Mutation rates to each antibiotic were determined by fluctuation tests and validated by at least three different experiments each, as previously described (30). Briefly, a starting culture of each strain was diluted 1:1,000 to generate 8 to 10 independent liquid cultures in Middlebrook 7H9 broth and incubated 3 to 5 days with shaking (250 rpm) at 37°C. All the cultures were treated with glass beads and shaked vigorously for 1 min to break the clumps before using them for the evaluation of the mutation rates in each strain. All the grown cultures (10⁹ to 10¹⁰ cells/mL) and serial dilutions were plated on Middlebrook 7H10 agar plates without antibiotic (for viable cells) and with antibiotic (for drug-resistant cells) and incubated for 7 to 10 days at 37°C. After this incubation, CFU were counted to obtain the total number of viable cells and mutant cells in the cultures.

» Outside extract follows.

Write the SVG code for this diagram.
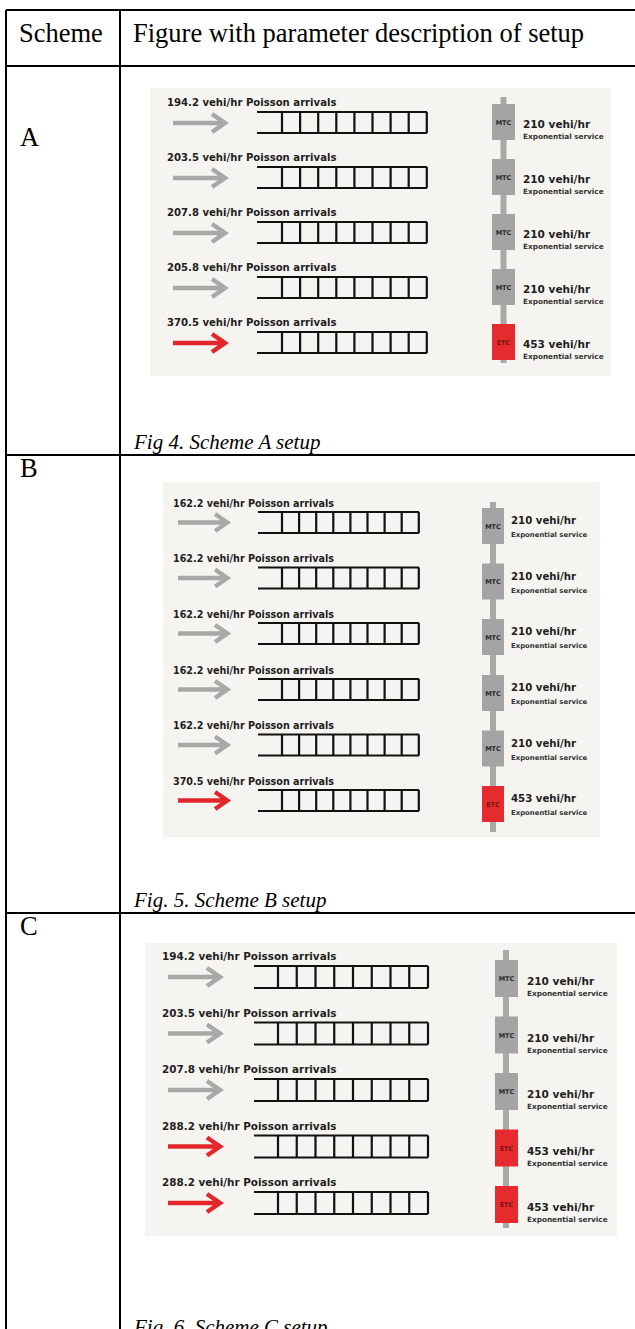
<svg xmlns="http://www.w3.org/2000/svg" width="635" height="1329" viewBox="0 0 635 1329">
<style>
  .grid{stroke:#000;stroke-width:2;fill:none}
  .th{font-family:"Liberation Serif",serif;font-size:26.5px;fill:#000}
  .cap{font-family:"Liberation Serif",serif;font-style:italic;font-size:21px;fill:#000}
  .panel{fill:#f6f4f1}
  .ag{stroke:#a8a8a8}
  .ar{stroke:#e3262b}
  .q{stroke:#111;stroke-width:2.2;fill:none}
  .lane{font-family:"DejaVu Sans",sans-serif;font-weight:bold;fill:#1e1e1e}
  .svc{font-family:"DejaVu Sans",sans-serif;font-weight:bold;fill:#1e1e1e}
  .sub{font-family:"DejaVu Sans",sans-serif;font-weight:bold;fill:#333}
  .bar{fill:#a9a9a9}
  .mtc{fill:#a4a4a4}
  .etc{fill:#e52b2e}
  .tag{font-family:"DejaVu Sans",sans-serif;font-weight:bold;font-size:6.5px;text-anchor:middle}
  .tm{fill:#2a2a2a}
  .te{fill:#7a1212}
</style>
<defs>
  <path id="arw" d="M0,0 H49 M39,-9 L52,0 L39,9" fill="none" stroke-width="4.5"/>
  <path id="qa" d="M0,0 H170 M0,21 H170 M25,0 V21 M43.1,0 V21 M61.2,0 V21 M79.3,0 V21 M97.4,0 V21 M115.5,0 V21 M133.6,0 V21 M151.7,0 V21 M169.8,0 V21"/>
  <path id="qb" d="M0,0 H161 M0,21 H161 M24,0 V21 M41.1,0 V21 M58.2,0 V21 M75.3,0 V21 M92.4,0 V21 M109.5,0 V21 M126.6,0 V21 M143.7,0 V21 M160.8,0 V21"/>
  <path id="qc" d="M0,0 H174 M0,22 H174 M24,0 V22 M42.75,0 V22 M61.5,0 V22 M80.25,0 V22 M99,0 V22 M117.75,0 V22 M136.5,0 V22 M155.25,0 V22 M174,0 V22"/>
</defs>

<!-- table frame -->
<g id="table" class="grid">
  <path d="M6,10 H635 M6,10 V1329 M120,10 V1329 M6,66 H635 M6,455 H635 M6,913 H635"/>
</g>
<g id="table-text">
  <text class="th" x="19" y="42">Scheme</text>
  <text class="th" x="133" y="42">Figure with parameter description of setup</text>
  <text class="th" x="20" y="146">A</text>
  <text class="th" x="20" y="477">B</text>
  <text class="th" x="20" y="935">C</text>
  <text class="cap" x="134" y="449">Fig 4. Scheme A setup</text>
  <text class="cap" x="134" y="907">Fig. 5. Scheme B setup</text>
  <text class="cap" x="134" y="1334">Fig. 6. Scheme C setup</text>
</g>

<!-- Scheme A: four manual lanes and one electronic lane -->
<g id="schemeA">
  <rect class="panel" x="150" y="88" width="461" height="288"/>
  <g id="connectorsA">
    <rect class="bar" x="500.5" y="97" width="6" height="266"/>
    <use href="#arw" class="ag" transform="translate(173,123)"/>
    <use href="#arw" class="ag" transform="translate(173,178)"/>
    <use href="#arw" class="ag" transform="translate(173,233)"/>
    <use href="#arw" class="ag" transform="translate(173,288)"/>
    <use href="#arw" class="ar" transform="translate(173,343)"/>
  </g>
  <g id="A-lane1">
    <text class="lane" font-size="10.1" x="167" y="106">194.2 vehi/hr Poisson arrivals</text>
    <use href="#qa" class="q" x="257" y="112"/>
    <rect class="mtc" x="492" y="104" width="23" height="36"/>
    <text class="tag tm" x="503.5" y="124.5">MTC</text>
    <text class="svc" font-size="10.5" x="523" y="127.5">210 vehi/hr</text>
    <text class="sub" font-size="7.3" x="523" y="139">Exponential service</text>
  </g>
  <g id="A-lane2">
    <text class="lane" font-size="10.1" x="167" y="161">203.5 vehi/hr Poisson arrivals</text>
    <use href="#qa" class="q" x="257" y="167"/>
    <rect class="mtc" x="492" y="159" width="23" height="36"/>
    <text class="tag tm" x="503.5" y="179.5">MTC</text>
    <text class="svc" font-size="10.5" x="523" y="182.5">210 vehi/hr</text>
    <text class="sub" font-size="7.3" x="523" y="194">Exponential service</text>
  </g>
  <g id="A-lane3">
    <text class="lane" font-size="10.1" x="167" y="216">207.8 vehi/hr Poisson arrivals</text>
    <use href="#qa" class="q" x="257" y="222"/>
    <rect class="mtc" x="492" y="214" width="23" height="36"/>
    <text class="tag tm" x="503.5" y="234.5">MTC</text>
    <text class="svc" font-size="10.5" x="523" y="237.5">210 vehi/hr</text>
    <text class="sub" font-size="7.3" x="523" y="249">Exponential service</text>
  </g>
  <g id="A-lane4">
    <text class="lane" font-size="10.1" x="167" y="271">205.8 vehi/hr Poisson arrivals</text>
    <use href="#qa" class="q" x="257" y="277"/>
    <rect class="mtc" x="492" y="269" width="23" height="36"/>
    <text class="tag tm" x="503.5" y="289.5">MTC</text>
    <text class="svc" font-size="10.5" x="523" y="292.5">210 vehi/hr</text>
    <text class="sub" font-size="7.3" x="523" y="304">Exponential service</text>
  </g>
  <g id="A-lane5">
    <text class="lane" font-size="10.1" x="167" y="326">370.5 vehi/hr Poisson arrivals</text>
    <use href="#qa" class="q" x="257" y="332"/>
    <rect class="etc" x="492" y="324" width="23" height="36"/>
    <text class="tag te" x="503.5" y="344.5">ETC</text>
    <text class="svc" font-size="10.5" x="523" y="347.5">453 vehi/hr</text>
    <text class="sub" font-size="7.3" x="523" y="359">Exponential service</text>
  </g>
</g>

<!-- Scheme B: five manual lanes and one electronic lane -->
<g id="schemeB">
  <rect class="panel" x="163" y="482" width="437" height="355"/>
  <g id="connectorsB">
    <rect class="bar" x="490" y="502" width="6" height="330"/>
    <use href="#arw" class="ag" transform="translate(178,522.5) scale(0.95)"/>
    <use href="#arw" class="ag" transform="translate(178,578) scale(0.95)"/>
    <use href="#arw" class="ag" transform="translate(178,633.5) scale(0.95)"/>
    <use href="#arw" class="ag" transform="translate(178,689.5) scale(0.95)"/>
    <use href="#arw" class="ag" transform="translate(178,745) scale(0.95)"/>
    <use href="#arw" class="ar" transform="translate(178,800.5) scale(0.95)"/>
  </g>
  <g id="B-lane1">
    <text class="lane" font-size="9.6" x="173" y="506.5">162.2 vehi/hr Poisson arrivals</text>
    <use href="#qb" class="q" x="258" y="512"/>
    <rect class="mtc" x="482" y="508" width="22" height="36"/>
    <text class="tag tm" x="493" y="528.5">MTC</text>
    <text class="svc" font-size="10.2" x="511" y="524">210 vehi/hr</text>
    <text class="sub" font-size="6.9" x="511" y="537">Exponential service</text>
  </g>
  <g id="B-lane2">
    <text class="lane" font-size="9.6" x="173" y="562">162.2 vehi/hr Poisson arrivals</text>
    <use href="#qb" class="q" x="258" y="567.5"/>
    <rect class="mtc" x="482" y="563.5" width="22" height="36"/>
    <text class="tag tm" x="493" y="584">MTC</text>
    <text class="svc" font-size="10.2" x="511" y="579.5">210 vehi/hr</text>
    <text class="sub" font-size="6.9" x="511" y="592.5">Exponential service</text>
  </g>
  <g id="B-lane3">
    <text class="lane" font-size="9.6" x="173" y="617.5">162.2 vehi/hr Poisson arrivals</text>
    <use href="#qb" class="q" x="258" y="623"/>
    <rect class="mtc" x="482" y="619" width="22" height="36"/>
    <text class="tag tm" x="493" y="639.5">MTC</text>
    <text class="svc" font-size="10.2" x="511" y="635">210 vehi/hr</text>
    <text class="sub" font-size="6.9" x="511" y="648">Exponential service</text>
  </g>
  <g id="B-lane4">
    <text class="lane" font-size="9.6" x="173" y="673.5">162.2 vehi/hr Poisson arrivals</text>
    <use href="#qb" class="q" x="258" y="679"/>
    <rect class="mtc" x="482" y="675" width="22" height="36"/>
    <text class="tag tm" x="493" y="695.5">MTC</text>
    <text class="svc" font-size="10.2" x="511" y="691">210 vehi/hr</text>
    <text class="sub" font-size="6.9" x="511" y="704">Exponential service</text>
  </g>
  <g id="B-lane5">
    <text class="lane" font-size="9.6" x="173" y="729">162.2 vehi/hr Poisson arrivals</text>
    <use href="#qb" class="q" x="258" y="734.5"/>
    <rect class="mtc" x="482" y="730.5" width="22" height="36"/>
    <text class="tag tm" x="493" y="751">MTC</text>
    <text class="svc" font-size="10.2" x="511" y="746.5">210 vehi/hr</text>
    <text class="sub" font-size="6.9" x="511" y="759.5">Exponential service</text>
  </g>
  <g id="B-lane6">
    <text class="lane" font-size="9.6" x="173" y="784.5">370.5 vehi/hr Poisson arrivals</text>
    <use href="#qb" class="q" x="258" y="790"/>
    <rect class="etc" x="482" y="786" width="22" height="36"/>
    <text class="tag te" x="493" y="806.5">ETC</text>
    <text class="svc" font-size="10.2" x="511" y="802">453 vehi/hr</text>
    <text class="sub" font-size="6.9" x="511" y="815">Exponential service</text>
  </g>
</g>

<!-- Scheme C: three manual lanes and two electronic lanes -->
<g id="schemeC">
  <rect class="panel" x="145" y="943" width="472" height="293"/>
  <g id="connectorsC">
    <rect class="bar" x="503" y="950" width="6" height="278"/>
    <use href="#arw" class="ag" transform="translate(168,977)"/>
    <use href="#arw" class="ag" transform="translate(168,1033.5)"/>
    <use href="#arw" class="ag" transform="translate(168,1090)"/>
    <use href="#arw" class="ar" transform="translate(168,1146.5)"/>
    <use href="#arw" class="ar" transform="translate(168,1203)"/>
  </g>
  <g id="C-lane1">
    <text class="lane" font-size="10.4" x="162" y="960">194.2 vehi/hr Poisson arrivals</text>
    <use href="#qc" class="q" x="254" y="966"/>
    <rect class="mtc" x="495" y="960" width="23" height="37"/>
    <text class="tag tm" x="506.5" y="981">MTC</text>
    <text class="svc" font-size="10.5" x="527" y="985">210 vehi/hr</text>
    <text class="sub" font-size="7.3" x="527" y="996">Exponential service</text>
  </g>
  <g id="C-lane2">
    <text class="lane" font-size="10.4" x="162" y="1016.5">203.5 vehi/hr Poisson arrivals</text>
    <use href="#qc" class="q" x="254" y="1022.5"/>
    <rect class="mtc" x="495" y="1016.5" width="23" height="37"/>
    <text class="tag tm" x="506.5" y="1037.5">MTC</text>
    <text class="svc" font-size="10.5" x="527" y="1041.5">210 vehi/hr</text>
    <text class="sub" font-size="7.3" x="527" y="1052.5">Exponential service</text>
  </g>
  <g id="C-lane3">
    <text class="lane" font-size="10.4" x="162" y="1073">207.8 vehi/hr Poisson arrivals</text>
    <use href="#qc" class="q" x="254" y="1079"/>
    <rect class="mtc" x="495" y="1073" width="23" height="37"/>
    <text class="tag tm" x="506.5" y="1094">MTC</text>
    <text class="svc" font-size="10.5" x="527" y="1098">210 vehi/hr</text>
    <text class="sub" font-size="7.3" x="527" y="1109">Exponential service</text>
  </g>
  <g id="C-lane4">
    <text class="lane" font-size="10.4" x="162" y="1129.5">288.2 vehi/hr Poisson arrivals</text>
    <use href="#qc" class="q" x="254" y="1135.5"/>
    <rect class="etc" x="495" y="1129.5" width="23" height="37"/>
    <text class="tag te" x="506.5" y="1150.5">ETC</text>
    <text class="svc" font-size="10.5" x="527" y="1154.5">453 vehi/hr</text>
    <text class="sub" font-size="7.3" x="527" y="1165.5">Exponential service</text>
  </g>
  <g id="C-lane5">
    <text class="lane" font-size="10.4" x="162" y="1186">288.2 vehi/hr Poisson arrivals</text>
    <use href="#qc" class="q" x="254" y="1192"/>
    <rect class="etc" x="495" y="1186" width="23" height="37"/>
    <text class="tag te" x="506.5" y="1207">ETC</text>
    <text class="svc" font-size="10.5" x="527" y="1211">453 vehi/hr</text>
    <text class="sub" font-size="7.3" x="527" y="1222">Exponential service</text>
  </g>
</g>
</svg>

The expected number of mutations per culture and 95% confidence intervals were evaluated using the maximum likelihood estimator, as previously described (30, 62). In brief, to calculate the expected number of mutations that occur in each culture (m) and its 95% confidence intervals, the functions “newton.LD.plating” and “confint.LD.plating,” which account for plating efficiency, were used. Mutation rates were calculated by dividing m by the final number of cells, which was taken as an estimator of the total number of generations. Finally, statistical comparisons were performed by the likelihood ratio test method using the LRT.LD.plating function, which accounts for plating efficiency and differences in the final numbers of cells. When performing multiple comparisons, Bonferroni correction was applied to P values. All functions used were implemented in the package rSalvador for R (http://eeeeeric.com/rSalvador/) (62).

MIC determinations.

To evaluate MICs, M. abscessus strains were grown in 7H9 broth until they reached stationary phase (48 h at 37°C). The cultures were diluted (1:1,000) and were inoculated in 96-well plates containing serial 2-fold dilutions of antibiotics in 7H9 broth (0.1-mL volume) and incubated 48 h at 37°C. The MICs were evaluated and confirmed by the addition of resazurin (30 μL from a 200-μg/mL stock) to the plates.

Sequencing of drug-resistant isolates.

rRNA genes (23S rrl and 16S rrs) were PCR amplified from independent clarithromycin- and amikacin-resistant isolates (25 isolates per strain) and sequenced to identify the type(s) of resistance mutations. For 23S rrl, it was PCR amplified using a pair or primers (23SrRNAF, 5′-TGCTGGAAGGTTAAGAGGACC-3′; 23SrRNAR, 5′-CCTTGTGCACTTGCACTCAAC-3′). 16S rrs was PCR amplified using two specific primers (16SrRNAF, 5′-TATGTTGCCAGCGGGTAATGC-3′; 16SrRNAR, 5′-AGGTGATCCAGCCGCACCTTC-3′). PCR products were sequenced and compared to rRNA gene reference sequences to identify the type of point mutation in each drug-resistant isolate.